Yesterday afternoon David Lehman presented “Wild Nights! The Poetry of Eros” in the New School’s Lang Auditorium. The event was the first of the “Fridays at One” series hosted by the IRP, the Institute of Retired Persons. But there weren’t a lot of people who appeared to be in a retired state of mind. Or body. The woman at the reception table had sleek hair and a full, brilliant smile, and while I was giving her my name, a tall, fit man cruised into the auditorium wearing black Lycra leggings and bicycle cleats.
“Wild Nights!” was a perfect title for an afternoon talk because as everyone knows, you can have a wilder night at one in the afternoon than you might have at one at night.
David began by talking about and reading some 17th century seduction poetry, the seize-the-day, gather-ye-rosebuds-while-ye-may poetry. This “sweet style” of poetry, though it can be hot, is a safe style, said David smiling sweetly. Say goodbye to all that. (Under his jacket, David wore a shirt the same deceptive beige as his tie.)
Emily Dickinson wrote poems on scraps of paper that she stuffed in the pockets of her apron, but she was a radical poet, David said. Nothing sweet or safe about her. (“Danger disintegrates Satiety”!) To her, a successful poem was “one that tears off the top of your head.” We heard #249, the “Wild Nights poem.”
We heard “Episode of Hands” by Hart Crane and then “Life Story” by Tennessee Williams, a writer who had loved Crane’s poetry. We heard a sonnet by Edna Millay and a poem by Moira Egan who’d used Millay’s “What lips my lips have kissed” as her first line.
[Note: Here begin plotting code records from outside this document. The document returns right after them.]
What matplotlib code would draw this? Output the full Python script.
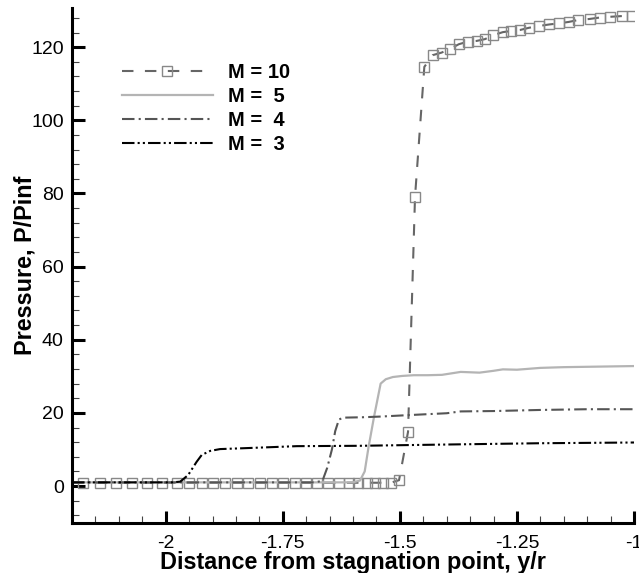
import numpy as np
import matplotlib
matplotlib.use("Agg")
import matplotlib.pyplot as plt
from matplotlib.ticker import MultipleLocator, FuncFormatter

plt.rcParams['font.family'] = ['Liberation Sans', 'DejaVu Sans']

# M = 10 (grid points, markers on each)
x_m10 = [-2.2, -2.1765, -2.1402, -2.1060, -2.0719, -2.0398, -2.0078, -1.9758, -1.9502,
         -1.9224, -1.8989, -1.8733, -1.8477, -1.8242, -1.7986, -1.7729, -1.7494,
         -1.7238, -1.7003, -1.6768, -1.6533, -1.6299, -1.6085, -1.5893, -1.5701,
         -1.5530, -1.5359, -1.5188, -1.5017, -1.4825, -1.4676, -1.4477, -1.4300,
         -1.4110, -1.3930, -1.3740, -1.3550, -1.3360, -1.3180, -1.3000, -1.2800,
         -1.2630, -1.2430, -1.2240, -1.2020, -1.1810, -1.1600, -1.1390, -1.1200,
         -1.0950, -1.0730, -1.0510, -1.0250, -1.0050]
p_m10 = [0.9, 0.9, 0.9, 0.9, 0.9, 0.9, 0.9, 0.9, 0.9,
         0.9, 0.9, 0.9, 0.9, 0.9, 0.9, 0.9, 0.9,
         0.9, 0.9, 0.9, 0.9, 0.9, 0.9, 0.9, 0.9,
         0.9, 0.9, 0.9, 1.6, 14.8, 79.0, 114.6, 117.8,
         118.5, 119.5, 120.8, 121.5, 121.7, 122.2, 123.3, 124.1,
         124.4, 124.7, 125.3, 125.8, 126.2, 126.5, 126.9, 127.4,
         127.7, 128.1, 128.3, 128.5, 128.5]

# M = 5
x_m5 = [-2.2, -1.600, -1.585, -1.575, -1.567, -1.555, -1.541, -1.530, -1.515, -1.495,
        -1.470, -1.440, -1.410, -1.390, -1.370, -1.350, -1.330, -1.300, -1.280,
        -1.250, -1.220, -1.200, -1.150, -1.100, -1.050, -1.000]
p_m5 = [1.0, 1.0, 1.5, 4.0, 10.5, 19.0, 28.0, 29.2, 29.8, 30.1,
        30.3, 30.3, 30.4, 30.8, 31.2, 31.1, 31.0, 31.5, 31.9,
        31.8, 32.1, 32.3, 32.5, 32.6, 32.7, 32.8]

# M = 4
x_m4 = [-2.2, -1.680, -1.665, -1.655, -1.645, -1.638, -1.630, -1.620, -1.580, -1.540,
        -1.480, -1.400, -1.370, -1.300, -1.200, -1.100, -1.000]
p_m4 = [1.0, 1.0, 1.5, 5.0, 10.0, 15.0, 18.2, 18.7, 18.8, 19.0,
        19.4, 19.9, 20.4, 20.5, 20.8, 21.0, 21.0]

# M = 3
x_m3 = [-2.2, -1.985, -1.969, -1.952, -1.934, -1.923, -1.905, -1.884, -1.841, -1.720,
        -1.585, -1.480, -1.371, -1.200, -1.000]
p_m3 = [1.0, 1.0, 1.2, 3.0, 6.6, 8.5, 9.6, 10.1, 10.3, 10.9,
        11.0, 11.2, 11.4, 11.7, 11.9]

fig = plt.figure(figsize=(6.39, 5.73), dpi=100)
ax = fig.add_axes([72 / 639, 50.4 / 573, 562 / 639, 514.6 / 573])

ax.plot(x_m10, p_m10, color='#666666', lw=1.5, linestyle=(0, (5.5, 5.5)),
        marker='s', markersize=7, mfc='none', mec='#888888', mew=1.0,
        markevery=slice(1, None), label='M = 10')
ax.plot(x_m5, p_m5, color='#b4b4b4', lw=1.6, linestyle='-', label='M =  5')
ax.plot(x_m4, p_m4, color='#555555', lw=1.5, linestyle=(0, (6, 2, 1, 2)), label='M =  4')
ax.plot(x_m3, p_m3, color='black', lw=1.5, linestyle=(0, (6, 1.5, 1, 1.5, 1, 1.5)),
        label='M =  3')

ax.set_xlim(-2.2, -1.0)
ax.set_ylim(-10, 130.7)

ax.xaxis.set_major_locator(MultipleLocator(0.25))
ax.xaxis.set_minor_locator(MultipleLocator(0.05))
ax.yaxis.set_major_locator(MultipleLocator(20))
ax.yaxis.set_minor_locator(MultipleLocator(4))
ax.xaxis.set_major_formatter(FuncFormatter(lambda v, p: '%g' % round(v, 2)))

for s in ['top', 'right']:
    ax.spines[s].set_visible(False)
for s in ['left', 'bottom']:
    ax.spines[s].set_linewidth(2.2)

ax.tick_params(which='major', direction='in', length=9, width=2.2, labelsize=14)
ax.tick_params(which='minor', direction='in', length=5, width=0.8, color='#444444')
ax.tick_params(axis='x', which='major', pad=9)
ax.tick_params(axis='y', which='major', pad=6)

ax.set_xlabel('Distance from stagnation point, y/r', fontsize=16.8, fontweight='bold', labelpad=-1)
ax.set_ylabel('Pressure, P/Pinf', fontsize=16.8, fontweight='bold', labelpad=-4)

leg = ax.legend(loc='upper left', bbox_to_anchor=(0.089, 0.893), frameon=False,
                borderpad=0, borderaxespad=0,
                handlelength=4.5, handletextpad=0.75, labelspacing=0.24, numpoints=1,
                prop={'weight': 'bold', 'size': 14.5})

fig.savefig('out.png', dpi=100)
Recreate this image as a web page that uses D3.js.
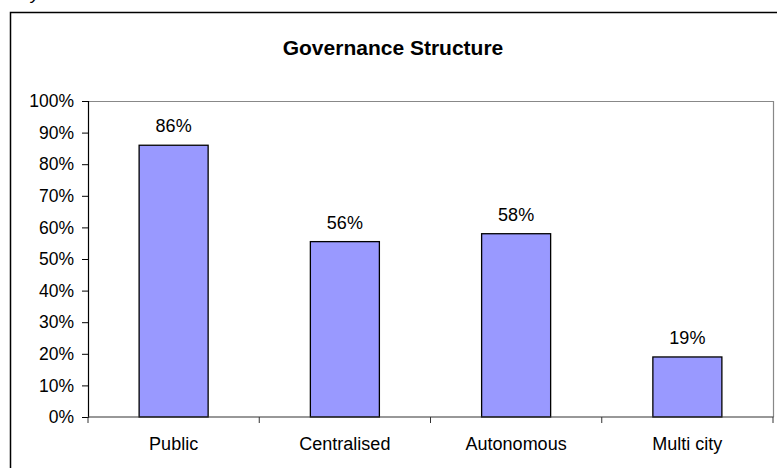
<!DOCTYPE html>
<html>
<head>
<meta charset="utf-8">
<script src="https://cdn.jsdelivr.net/npm/d3@7"></script>
<style>
  html, body { margin: 0; padding: 0; background: #fff; }
  svg { display: block; font-family: "Liberation Sans", Arial, sans-serif; }
</style>
</head>
<body>
<svg id="chart" width="777" height="468"></svg>
<script>
const categories = ["Public", "Centralised", "Autonomous", "Multi city"];
const values = [0.86, 0.555, 0.58, 0.19];
const valueLabels = ["86%", "56%", "58%", "19%"];
const yTicks = [0, 0.1, 0.2, 0.3, 0.4, 0.5, 0.6, 0.7, 0.8, 0.9, 1.0];
const title = "Governance Structure";

const svg = d3.select("#chart");
const plot = { left: 88, right: 773, top: 101, bottom: 417 };

// cut-off italic text above the frame (as in the reference)
svg.append("text").attr("x", 31).attr("y", 0)
  .attr("font-size", 17).attr("font-style", "italic").attr("fill", "#000").text("y");

// outer chart frame
svg.append("rect").attr("x", 10.5).attr("y", 12.5).attr("width", 820).attr("height", 520)
  .attr("fill", "#fff").attr("stroke", "#000").attr("stroke-width", 1.5);

svg.append("text").attr("x", 393).attr("y", 55).attr("text-anchor", "middle")
  .attr("font-size", 21).attr("font-weight", "bold").attr("fill", "#000").text(title);

const x = d3.scaleBand().domain(categories).range([plot.left, plot.right]).padding(0);
const y = d3.scaleLinear().domain([0, 1]).range([plot.bottom, plot.top]);

// plot area border (top and right, gray)
svg.append("path")
  .attr("d", `M${plot.left},${plot.top + 0.5}H${plot.right + 0.5}V${plot.bottom}`)
  .attr("fill", "none").attr("stroke", "#888").attr("stroke-width", 1.2);

// bars
const barW = x.bandwidth() * 0.403;
svg.append("g").selectAll("rect").data(categories).join("rect")
  .attr("x", d => x(d) + (x.bandwidth() - barW) / 2)
  .attr("y", (d, i) => y(values[i]))
  .attr("width", barW)
  .attr("height", (d, i) => y(0) - y(values[i]))
  .attr("fill", "#9999ff").attr("stroke", "#000").attr("stroke-width", 1.3);

// value labels
svg.append("g").selectAll("text").data(categories).join("text")
  .attr("x", d => x(d) + x.bandwidth() / 2)
  .attr("y", (d, i) => y(values[i]) - 13)
  .attr("text-anchor", "middle").attr("font-size", 18).attr("fill", "#000")
  .text((d, i) => valueLabels[i]);

// y axis
const yAxis = d3.axisLeft(y).tickValues(yTicks).tickFormat(d3.format(".0%")).tickSize(6).tickPadding(8);
const gy = svg.append("g").attr("transform", `translate(${plot.left},0)`).call(yAxis);
gy.select(".domain").attr("stroke", "#000").attr("stroke-width", 1.2);
gy.selectAll(".tick line").attr("stroke", "#000");
gy.selectAll(".tick text").attr("font-size", 17.5).attr("fill", "#000")
  .attr("font-family", "Liberation Sans, Arial, sans-serif");

// x axis with ticks at band boundaries
const gx = svg.append("g").attr("transform", `translate(0,${plot.bottom})`);
gx.append("line").attr("x1", plot.left).attr("x2", plot.right + 0.5)
  .attr("stroke", "#333").attr("stroke-width", 1.2);
const bounds = categories.map(c => x(c)).concat([x.range()[1]]);
gx.selectAll("line.tk").data(bounds).join("line").attr("class", "tk")
  .attr("x1", d => d).attr("x2", d => d).attr("y1", 0).attr("y2", 6)
  .attr("stroke", "#333");
gx.selectAll("text").data(categories).join("text")
  .attr("x", d => x(d) + x.bandwidth() / 2).attr("y", 33)
  .attr("text-anchor", "middle").attr("font-size", 18).attr("fill", "#000")
  .text(d => d);
</script>
</body>
</html>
We heard Jill Alexander Essbaum’s very funny poem “On Reading Poorly Transcribed Erotica” and Deborah Landau’s sexy “August in West Hollywood.” (In fact, David had started the talk by saying that his idea for an anthology of American erotic poetry came to him in part because so much great erotic poetry is coming from younger female poets these days.)
David read two sonnets by H. Phelps Putnam, “Sonnets to Some Sexual Organs” — Sonnet I, Female and Sonnet II, Male. The last two lines of Male are:
You lead us, master, sniffing to the hunt,
In quest forever of the perfect….
David looked up at the audience. That last word, he said, seems to be missing.
David also read his own poem “When a Woman Loves a Man” from his collection of poetry with the same title. Afterward a woman in the audience said that she thought the poem was more of a love poem than an erotic poem. Maybe the romance poem needs its own category. Compare two lines from George and Ira Gershwin’s “Let’s Call the Whole Thing Off” with lines in “When a Woman Loves a Man:
“You like tomato and I like tomahto”
“When she says quixotic she mean mercurial”
“So we better call the calling off off / Oh, let’s call the whole thing off!”
“One year they broke up seven times and threatened to do it / another nine times.”
Earlier in the afternoon, David had told us that some erotic poems are “seeming to talk about one thing and sneakingly talking about something else.” Later we found out that Charles Bukowski’s “Hunk of Rock” is not this kind of erotic poem. Here are two lines:
give me that bottle, you
fucking whore!
and
“just do
whatever the fuck
you feel like doing,”
said Nina
her big ass
blazing
in the
lamplight.
Isn’t it interesting how that word in the H. Phelps Putnam poem went missing but a fucking whore’s big ass is blazing right where it’s supposed to be?
– Angela Patrinos
from the archive, first posted October 4, 2008.